Il Loud Quitting è una tendenza professionale che prevede un “abbandono rumoroso”. Il dipendente manifesta forte e chiaro cosa non va.

L’obiettivo non è quello di lasciare il lavoro ma di ottenere dei benefici in più: è per questo che cerca di attirare l’attenzione del datore di lavoro. Il quale si trova ad ascoltarlo perché coinvolge nella sua azione colleghi e impiegati.

Tra i vantaggi che la persona vuole ottenere ci sono tutele welfare, orario flessibile, aumento di stipendio. Il fenomeno prende forma e trae forza dalla Great Resignation, utilizzata dall’impiegato a proprio beneficio.

Perché la persona decide di attuare il Loud Quitting?

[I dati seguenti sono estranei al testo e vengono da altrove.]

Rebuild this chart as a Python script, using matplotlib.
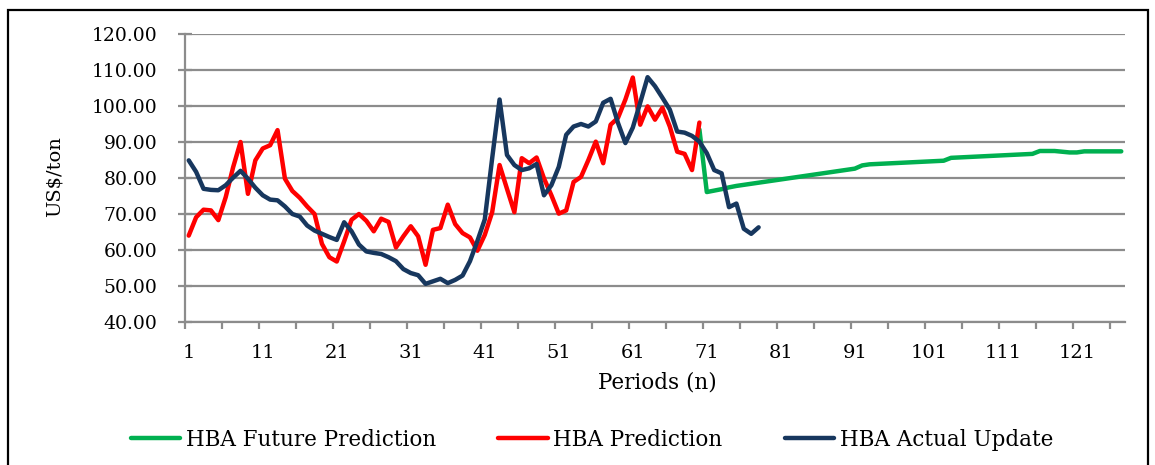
import matplotlib
matplotlib.use("Agg")
import matplotlib.pyplot as plt
import numpy as np
from matplotlib.patches import Rectangle
from matplotlib.ticker import FixedLocator, FormatStrFormatter

# HBA coal price (US$/ton) per period
hba_prediction = [
    64.0, 69.1, 71.2, 71.0, 68.3, 74.7, 83.0, 90.0, 75.6, 84.9,
    88.2, 89.1, 93.3, 79.8, 76.4, 74.5, 72.1, 70.0, 61.7, 58.0,
    56.8, 62.4, 68.4, 70.0, 68.1, 65.2, 68.7, 67.8, 60.7, 63.8,
    66.6, 63.8, 55.9, 65.6, 66.1, 72.6, 67.2, 64.7, 63.5, 59.8,
    64.2, 70.5, 83.6, 77.0, 70.5, 85.5, 84.1, 85.7, 79.9, 75.2,
    70.1, 71.0, 78.9, 80.3, 85.0, 90.1, 84.1, 94.8, 96.7, 101.8,
    107.9, 94.8, 99.9, 96.2, 99.5, 94.3, 87.3, 86.7, 82.2, 95.4,
]

hba_actual = [
    84.9, 81.7, 77.0, 76.7, 76.6, 78.0, 80.1, 82.0, 79.8, 77.3,
    75.2, 74.0, 73.8, 72.1, 70.0, 69.3, 66.8, 65.4, 64.5, 63.6,
    62.8, 67.7, 65.2, 61.5, 59.6, 59.2, 58.9, 58.0, 56.9, 54.7,
    53.6, 53.0, 50.6, 51.3, 52.0, 50.8, 51.7, 52.9, 56.9, 62.5,
    68.5, 85.5, 101.8, 86.4, 83.6, 82.2, 82.7, 83.9, 75.2, 78.0,
    83.1, 92.0, 94.3, 95.0, 94.3, 95.7, 100.9, 102.0, 95.3, 89.7,
    94.0, 100.9, 108.0, 105.5, 102.3, 99.0, 92.9, 92.6, 91.7, 90.1,
    86.9, 82.2, 81.3, 71.9, 72.9, 65.9, 64.5, 66.3,
]

# future prediction starts at period 70
future_start = 70
hba_future = [
    93.5, 76.1, 76.5, 76.9, 77.4, 77.8, 78.1, 78.4, 78.7, 79.0,
    79.3, 79.6, 79.9, 80.2, 80.5, 80.8, 81.1, 81.4, 81.7, 82.0,
    82.3, 82.6, 83.5, 83.8, 83.9, 84.0, 84.1, 84.2, 84.3, 84.4,
    84.5, 84.6, 84.7, 84.8, 85.6, 85.7, 85.8, 85.9, 86.0, 86.1,
    86.2, 86.3, 86.4, 86.5, 86.6, 86.7, 87.5, 87.5, 87.5, 87.3,
    87.1, 87.1, 87.4, 87.4, 87.4, 87.4, 87.4, 87.4,
]

n_periods = 127
x_labels = list(range(1, 122, 10))
y_ticks = list(range(40, 121, 10))

plt.rcParams['font.family'] = ['DejaVu Serif']

fig = plt.figure(figsize=(11.55, 4.65), dpi=100)
ax = fig.add_axes([0.1602, 0.3075, 0.974 - 0.1602, 0.9269 - 0.3075])

grid_col = '#8c8c8c'

ax.plot(np.arange(future_start, future_start + len(hba_future)), hba_future,
        color='#00B050', lw=3.2, label='HBA Future Prediction', solid_capstyle='round', zorder=3)
ax.plot(np.arange(1, len(hba_prediction) + 1), hba_prediction,
        color='#FF0000', lw=3.2, label='HBA Prediction', solid_capstyle='round', zorder=4)
ax.plot(np.arange(1, len(hba_actual) + 1), hba_actual,
        color='#17375E', lw=3.2, label='HBA Actual Update', solid_capstyle='round', zorder=5)

ax.set_xlim(0.5, n_periods + 0.5)
ax.set_ylim(40, 120)

ax.yaxis.set_major_locator(FixedLocator(y_ticks))
ax.yaxis.set_major_formatter(FormatStrFormatter('%.2f'))
ax.grid(axis='y', color=grid_col, lw=1.6)
ax.set_axisbelow(True)

ax.xaxis.set_major_locator(FixedLocator(x_labels))
ax.xaxis.set_minor_locator(FixedLocator(np.arange(0.5, n_periods, 5)))
ax.tick_params(axis='x', which='major', length=0, pad=16, labelsize=14)
ax.tick_params(axis='x', which='minor', length=5, width=1.6, color=grid_col, direction='out')
ax.tick_params(axis='y', which='major', length=10, width=1.6, color=grid_col,
               direction='inout', pad=15, labelsize=13.5)

for s in ['top', 'right']:
    ax.spines[s].set_visible(False)
for s in ['left', 'bottom']:
    ax.spines[s].set_color(grid_col)
    ax.spines[s].set_linewidth(1.6)

fig.text(55 / 1155, 1 - 177 / 465, 'US$/ton', rotation=90, ha='center', va='center', fontsize=14)
fig.text(657 / 1155, 1 - 382 / 465, 'Periods (n)', ha='center', va='center', fontsize=15.5)

fig.legend(loc='center', bbox_to_anchor=(592 / 1155, 1 - 440 / 465), ncol=3, frameon=False,
           fontsize=15.5, handlelength=2.3, handletextpad=0.25, columnspacing=2.9)

# chart border
fig.patches.append(Rectangle((8 / 1155, -0.05), 1140 / 1155, 1.05 - 10 / 465,
                             transform=fig.transFigure, fill=False, ec='black', lw=1.6))

fig.savefig('out.png', dpi=100)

Nella maggior parte dei casi alla base c’è un disagio effettivo che può interessare i seguenti aspetti:

  • Relazione con colleghi e superiori.
  • Richieste eccessive.
  • Straordinari non retribuiti.
  • Gestione in cui si punta alla produttività, senza considerare i bisogni e le esigenze della persona.

Cosa può fare l’azienda per gestire un Loud Quitter? L’ideale è andare alla radice del problema e intervenire sulle cause che ne stanno alla base. I comportamenti da adottare sono pertanto gli stessi del Quiet Quitting, di cui il Loud Quitting è la versione più “rumorosa”.

Si tratta di un comportamento sempre più diffuso in Italia, in virtù di un contesto occupazionale dove il lavoratore ha difficoltà a trovare condizioni di lavoro migliori e in cui il costo della vita è aumentato in maniera esponenziale.

Great Resignation, Quiet Quitting e Loud Quitting sono fenomeni sempre più presenti in Italia che possono coinvolgere realtà di ogni settore e dimensione, anche le più piccole. Spesso causano dimissioni dei dipendenti e altre situazioni di disagio che si ripercuotono sull’azienda.

Per questo motivo, è importante che i datori di lavoro e tutti coloro che si occupano di risorse umane abbiano consapevolezza di tali fenomeni e di come possono intervenire per arginare i loro effetti.